13.3.17

dois

Há secretismo em todos os trajetos para casa, cansados ou bêbedos. O segredo é das pessoas, das suas histórias e é das suas intenções. Guardam-se as penitências pessoais em caixas de sapatos e as pistolas cheias de fogo debaixo da almofada. Já não há fotografias que valham a pena, nem pedras, nem flores: basta que a memória desperte calada e os objetos, no momento seguinte, deixam de fazer sentido. 
Desaperto os botões da minha ligeireza e deito-me numa cama que arde. Fui eu que a fiz.
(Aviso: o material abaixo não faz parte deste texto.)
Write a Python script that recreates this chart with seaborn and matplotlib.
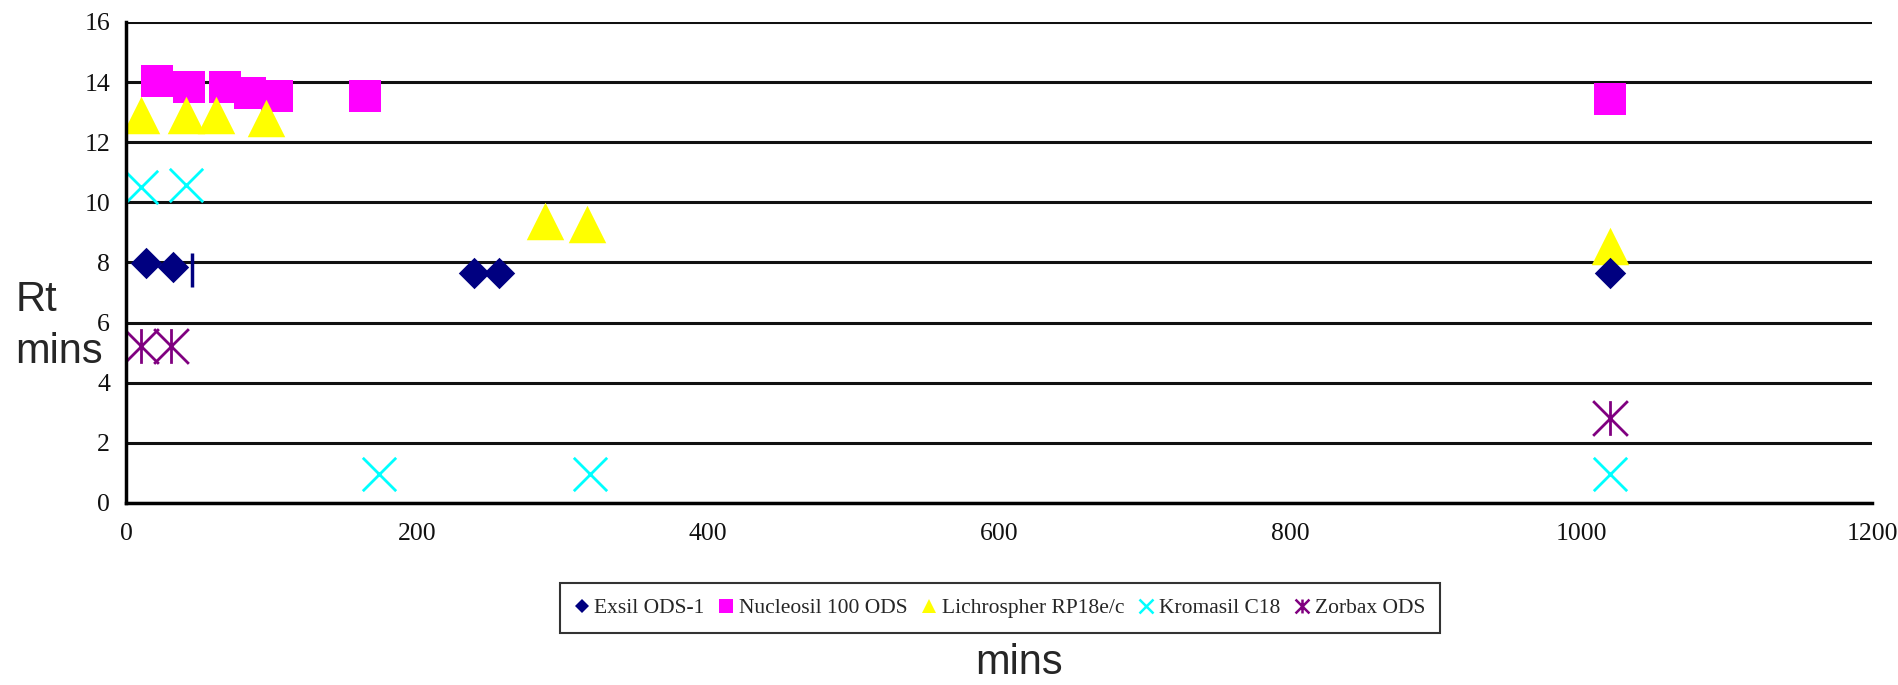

Sou eu que a faço sempre e sou sempre eu, também, que me levanto queimada e persisto no estado incendiário das minhas escolhas.
Juro que é mais fácil do que o que parece, se nos atirarmos adormecidos e teimarmos em permanecer numa sonolência esquecida. 
Sabe-se que a vida é propensa à virtude e, portanto, ao clamor. Assim, o nosso segredo mais bem guardado pertencerá sempre à morte. De cada vez que o revisitarmos, queimaremos e consentiremos em calar-nos e em morrer mais um pouco. Tudo à nossa volta tornar-se-á mais difícil, mas inegavelmente mais bonito de ser vivido, porque, através dos nossos olhos, nenhum par verá o mesmo.
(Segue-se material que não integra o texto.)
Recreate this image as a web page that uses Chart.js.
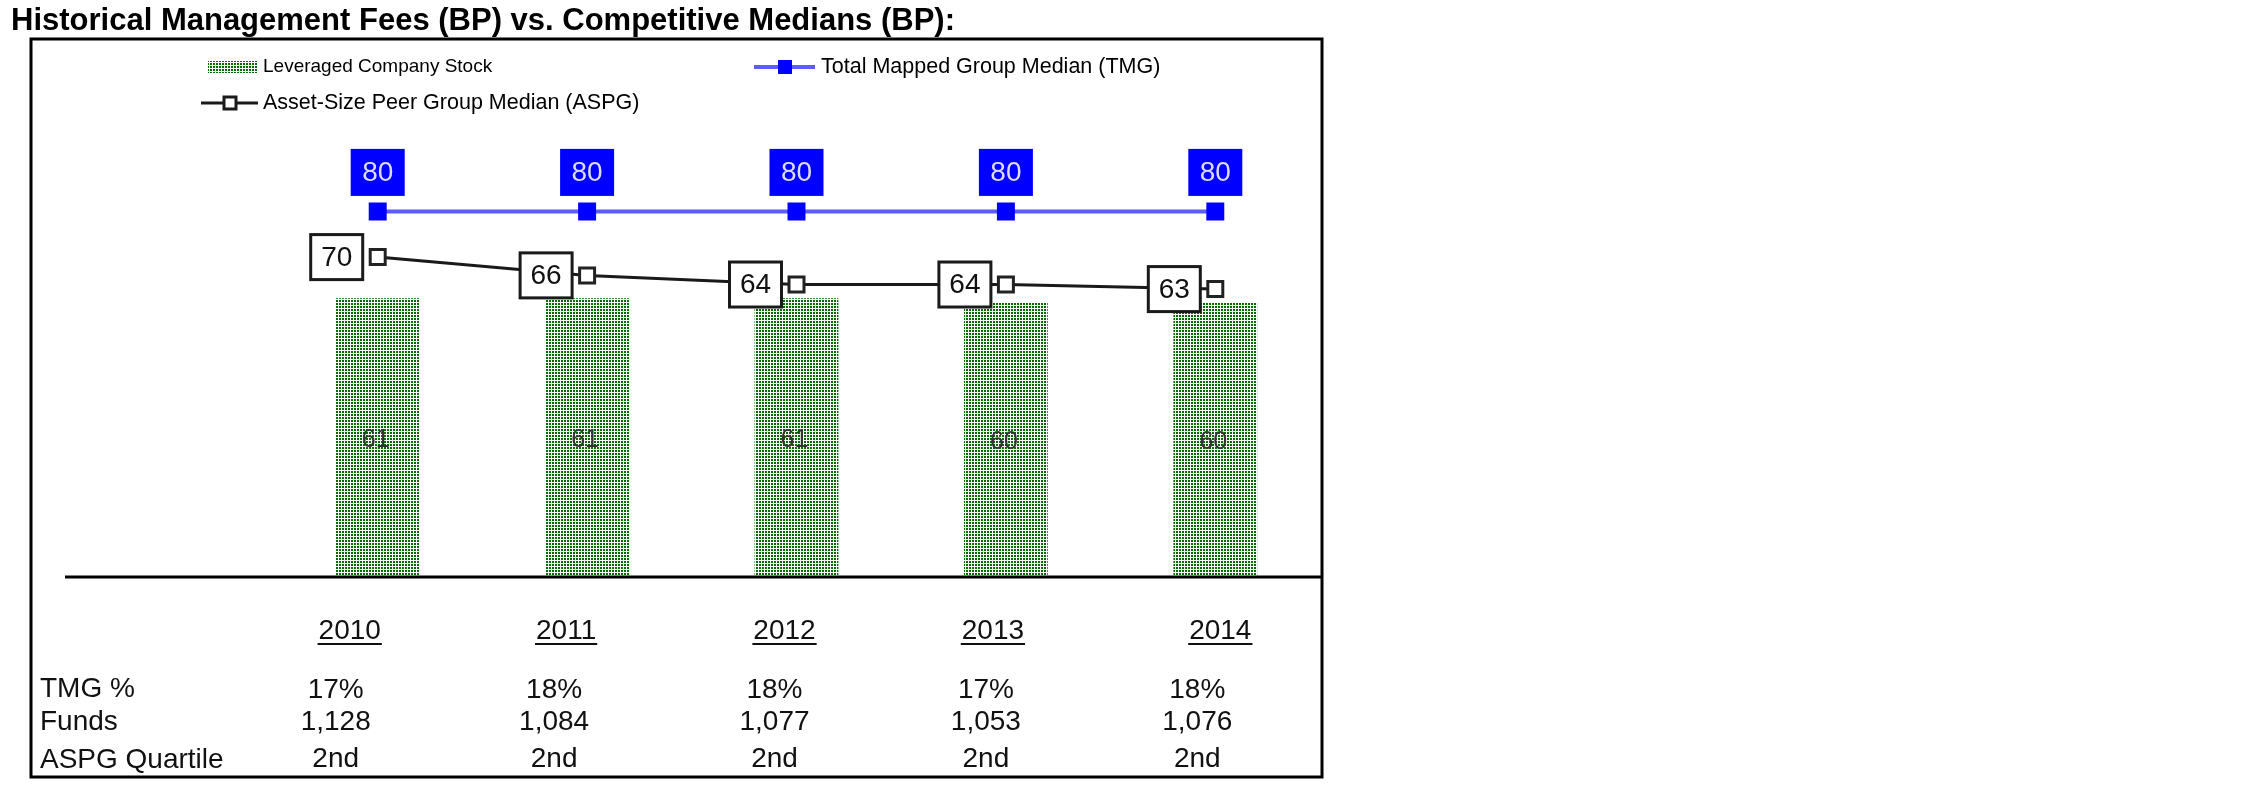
<!DOCTYPE html>
<html lang="en">
<head>
<meta charset="UTF-8">
<title>Historical Management Fees vs. Competitive Medians</title>
<script src="https://cdn.jsdelivr.net/npm/chart.js"></script>
<style>
  html, body { margin: 0; padding: 0; background: #fff; }
</style>
</head>
<body>
<canvas id="feeChart" width="2251" height="798"></canvas>
<script>
// data
const years = ['2010', '2011', '2012', '2013', '2014'];
const companyStock = [61, 61, 61, 60, 60];
const tmgMedian = [80, 80, 80, 80, 80];
const aspgMedian = [70, 66, 64, 64, 63];
const tmgPct = ['17%', '18%', '18%', '17%', '18%'];
const funds = ['1,128', '1,084', '1,077', '1,053', '1,076'];
const aspgQuartile = ['2nd', '2nd', '2nd', '2nd', '2nd'];

const FONT = "'Liberation Sans', Arial, sans-serif";
const ctx = document.getElementById('feeChart').getContext('2d');

// dotted green fill like the original hatch
function dotPattern() {
    const c = document.createElement('canvas');
    c.width = 3; c.height = 3;
    const g = c.getContext('2d');
    g.fillStyle = '#ffffff';
    g.fillRect(0, 0, 3, 3);
    g.fillStyle = '#006a00';
    g.fillRect(0, 0, 2, 2);
    return ctx.createPattern(c, 'repeat');
}
const greenDots = dotPattern();

// table columns sit a little left of the bar centres
const yearShift = [-28, -21, -12, -13, 5];
const valueShift = [-42, -33, -22, -20, -18];

function boxLabel(c, text, cx, cy, w, h, fill, stroke, color) {
    c.fillStyle = fill;
    c.fillRect(cx - w / 2, cy - h / 2, w, h);
    if (stroke) {
        c.lineWidth = 3;
        c.strokeStyle = stroke;
        c.strokeRect(cx - w / 2, cy - h / 2, w, h);
    }
    c.fillStyle = color;
    c.font = '28px ' + FONT;
    c.textAlign = 'center';
    c.textBaseline = 'middle';
    c.fillText(text, cx, cy + 1);
}

const decor = {
    id: 'decor',
    beforeDraw(chart) {
        const c = chart.ctx;
        c.save();
        c.fillStyle = '#fff';
        c.fillRect(0, 0, chart.width, chart.height);
        c.restore();
    },
    afterDraw(chart) {
        const c = chart.ctx;
        c.save();

        // title
        c.fillStyle = '#000';
        c.font = 'bold 31px ' + FONT;
        c.textAlign = 'left';
        c.textBaseline = 'alphabetic';
        c.fillText('Historical Management Fees (BP) vs. Competitive Medians (BP):', 11, 30);

        // frame and base line
        c.strokeStyle = '#000';
        c.lineWidth = 3;
        c.strokeRect(31, 39, 1291, 738);
        c.beginPath();
        c.moveTo(65, chart.chartArea.bottom);
        c.lineTo(1322, chart.chartArea.bottom);
        c.stroke();

        // legend
        c.font = '19px ' + FONT;
        c.textBaseline = 'middle';
        c.fillStyle = greenDots;
        c.fillRect(208, 61, 50, 12);
        c.fillStyle = '#000';
        c.fillText(chart.data.datasets[2].label, 263, 67);

        c.strokeStyle = '#5c5cff';
        c.lineWidth = 4;
        c.beginPath(); c.moveTo(754, 67); c.lineTo(815, 67); c.stroke();
        c.fillStyle = '#0000ff';
        c.fillRect(778, 60, 14, 14);
        c.fillStyle = '#000';
        c.font = '21.5px ' + FONT;
        c.fillText(chart.data.datasets[0].label, 821, 67);

        c.strokeStyle = '#1a1a1a';
        c.lineWidth = 3;
        c.beginPath(); c.moveTo(201, 103); c.lineTo(258, 103); c.stroke();
        c.fillStyle = '#fff';
        c.fillRect(224, 97, 12, 12);
        c.strokeRect(224, 97, 12, 12);
        c.fillStyle = '#000';
        c.fillText(chart.data.datasets[1].label, 263, 103);

        // value labels
        const tmgMeta = chart.getDatasetMeta(0);
        const aspgMeta = chart.getDatasetMeta(1);
        const barMeta = chart.getDatasetMeta(2);
        tmgMeta.data.forEach((p, i) => {
            boxLabel(c, String(tmgMedian[i]), p.x, p.y - 39, 54, 47, '#0000ff', null, '#dcdcff');
        });
        aspgMeta.data.forEach((p, i) => {
            boxLabel(c, String(aspgMedian[i]), p.x - 41, p.y, 52, 45, '#fff', '#1a1a1a', '#111');
        });
        c.font = '25px ' + FONT;
        c.fillStyle = '#333';
        c.textAlign = 'center';
        barMeta.data.forEach((b, i) => {
            c.fillText(String(companyStock[i]), b.x - 2, (b.y + b.base) / 2 + 2);
        });

        // table under the chart
        c.fillStyle = '#111';
        c.strokeStyle = '#111';
        c.lineWidth = 2;
        c.textAlign = 'left';
        c.font = '28px ' + FONT;
        c.fillText('TMG %', 40, 689);
        c.fillText('Funds', 40, 722);
        c.fillText('ASPG Quartile', 40, 760);
        c.textAlign = 'center';
        barMeta.data.forEach((b, i) => {
            const yx = b.x + yearShift[i];
            c.fillText(years[i], yx, 631);
            const w = c.measureText(years[i]).width;
            c.beginPath();
            c.moveTo(yx - w / 2 - 1, 644);
            c.lineTo(yx + w / 2 + 1, 644);
            c.stroke();
            const vx = b.x + valueShift[i];
            c.fillText(tmgPct[i], vx, 690);
            c.fillText(funds[i], vx, 722);
            c.fillText(aspgQuartile[i], vx, 759);
        });

        c.restore();
    }
};

new Chart(ctx, {
    type: 'bar',
    data: {
        labels: years,
        datasets: [{
            type: 'line',
            label: 'Total Mapped Group Median (TMG)',
            data: tmgMedian,
            borderColor: '#5c5cff',
            borderWidth: 4,
            pointStyle: 'rect',
            pointRadius: 12.7,
            pointBackgroundColor: '#0000ff',
            pointBorderWidth: 0,
            order: 0
        }, {
            type: 'line',
            label: 'Asset-Size Peer Group Median (ASPG)',
            data: aspgMedian,
            borderColor: '#1a1a1a',
            borderWidth: 3,
            pointStyle: 'rect',
            pointRadius: 10.6,
            pointBackgroundColor: '#ffffff',
            pointBorderColor: '#222',
            pointBorderWidth: 3,
            order: 1
        }, {
            label: 'Leveraged Company Stock',
            data: companyStock,
            backgroundColor: greenDots,
            borderWidth: 0,
            barPercentage: 0.4,
            categoryPercentage: 1,
            order: 2
        }]
    },
    options: {
        responsive: false,
        animation: false,
        layout: { padding: { left: 273, right: 931, top: 120, bottom: 221 } },
        scales: {
            x: { display: false },
            y: { display: false, min: 0, max: 100 }
        },
        plugins: {
            legend: { display: false },
            tooltip: { enabled: false }
        }
    },
    plugins: [decor]
});
</script>
</body>
</html>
Que se partilhe tudo o resto - a meritória beleza dos vivos. Guardem-se os sopros virados para dentro e o indicador à frente da boca, à espera que o céu apontado seja o lugar merecido para se esconder o que deve ser permanecido quase esquecido. Vou espreitar os incêndios por cima da minha cabeça e, como sempre, dentro de alguns dias estarei de volta, restabelecida, pronta para dar um nome à cura.


No entanto, eu sei que a cura não tem nome. Guardo essa informação escrita a caneta na minha mão esquerda, perto do pulso, para me lembrar de não morrer até ao fim à procura.